Given task: Starting with the first line of the data below, copy each line up to and including the one containing "393) rectangle (1084, 518);". Pictures stay out.

begin

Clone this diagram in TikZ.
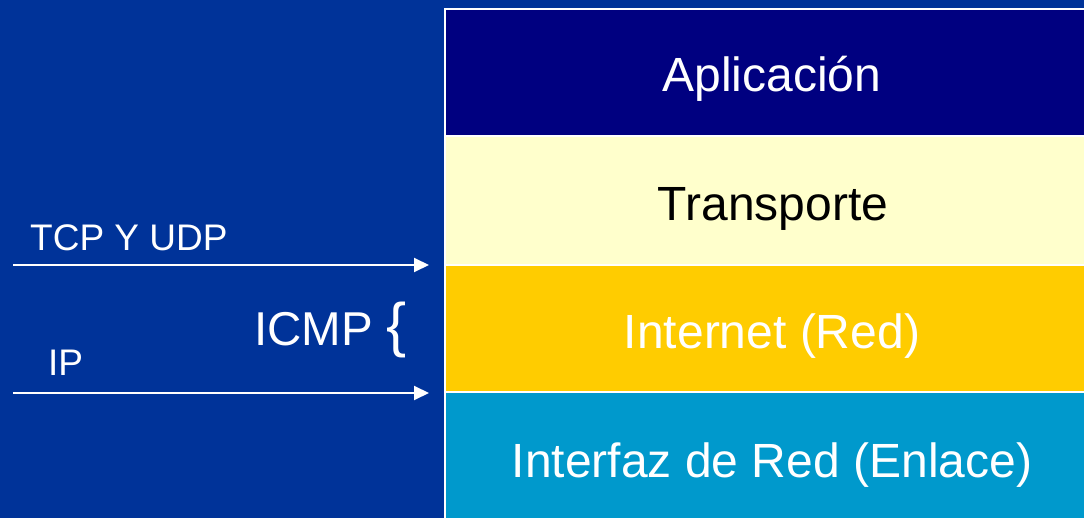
\documentclass[tikz,border=0pt]{standalone}
\usepackage{fontspec}
\setmainfont{Liberation Sans}
\usetikzlibrary{arrows.meta}

\definecolor{bgblue}{RGB}{0,51,153}
\definecolor{appnavy}{RGB}{0,0,128}
\definecolor{transyellow}{RGB}{255,255,204}
\definecolor{netgold}{RGB}{255,204,0}
\definecolor{linkcyan}{RGB}{0,153,204}

\tikzset{
    layertext/.style={anchor=base, inner sep=0pt, font=\fontsize{48}{57}\selectfont},
    sidetext/.style={anchor=base west, inner sep=0pt, text=white, font=\fontsize{37}{44}\selectfont},
    arrow/.style={draw=white, line width=2pt, -{Triangle[length=15pt,width=14pt]}}
}

\begin{document}
\begin{tikzpicture}[x=1pt, y=-1pt]

    \fill[bgblue] (0, 0) rectangle (1084, 518);
    \useasboundingbox (0, 0) rectangle (1084, 518);

    % layers
    \fill[white] (444, 8) rectangle (1084, 518);
    \fill[appnavy] (446, 10) rectangle (1084, 135);
    \fill[transyellow] (446, 137) rectangle (1084, 264);
    \fill[netgold] (446, 266) rectangle (1084, 391);
    \fill[linkcyan] (446, 393) rectangle (1084, 518);

    \node[layertext, text=white] (app) at (772, 92) {Aplicación};
    \node[layertext, text=black] (trans) at (773, 221) {Transporte};
    \node[layertext, text=white] (net) at (772, 349) {Internet (Red)};
    \node[layertext, text=white] (link) at (772, 477) {Interfaz de Red (Enlace)};

    % protocols
    \node[sidetext] (tcp) at (30, 251) {TCP Y UDP};
    \node[sidetext] (ip) at (48, 376) {IP};
    \node[layertext, anchor=base west, text=white, font=\fontsize{47.5}{56}\selectfont] (icmp) at (254, 346) {ICMP};
    \node[anchor=base west, inner sep=0pt, text=white, font=\fontsize{60}{70}\selectfont] (brace) at (386, 346) {\{};

    \coordinate (tcpstart) at (13, 265);
    \coordinate (tcpend) at (429, 265);
    \coordinate (ipstart) at (13, 393);
    \coordinate (ipend) at (429, 393);
    \draw[arrow] (tcpstart) -- (tcpend);
    \draw[arrow] (ipstart) -- (ipend);

\end{tikzpicture}
\end{document}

end

Complete answer:
Clone this diagram in TikZ.
\documentclass[tikz,border=0pt]{standalone}
\usepackage{fontspec}
\setmainfont{Liberation Sans}
\usetikzlibrary{arrows.meta}

\definecolor{bgblue}{RGB}{0,51,153}
\definecolor{appnavy}{RGB}{0,0,128}
\definecolor{transyellow}{RGB}{255,255,204}
\definecolor{netgold}{RGB}{255,204,0}
\definecolor{linkcyan}{RGB}{0,153,204}

\tikzset{
    layertext/.style={anchor=base, inner sep=0pt, font=\fontsize{48}{57}\selectfont},
    sidetext/.style={anchor=base west, inner sep=0pt, text=white, font=\fontsize{37}{44}\selectfont},
    arrow/.style={draw=white, line width=2pt, -{Triangle[length=15pt,width=14pt]}}
}

\begin{document}
\begin{tikzpicture}[x=1pt, y=-1pt]

    \fill[bgblue] (0, 0) rectangle (1084, 518);
    \useasboundingbox (0, 0) rectangle (1084, 518);

    % layers
    \fill[white] (444, 8) rectangle (1084, 518);
    \fill[appnavy] (446, 10) rectangle (1084, 135);
    \fill[transyellow] (446, 137) rectangle (1084, 264);
    \fill[netgold] (446, 266) rectangle (1084, 391);
    \fill[linkcyan] (446, 393) rectangle (1084, 518);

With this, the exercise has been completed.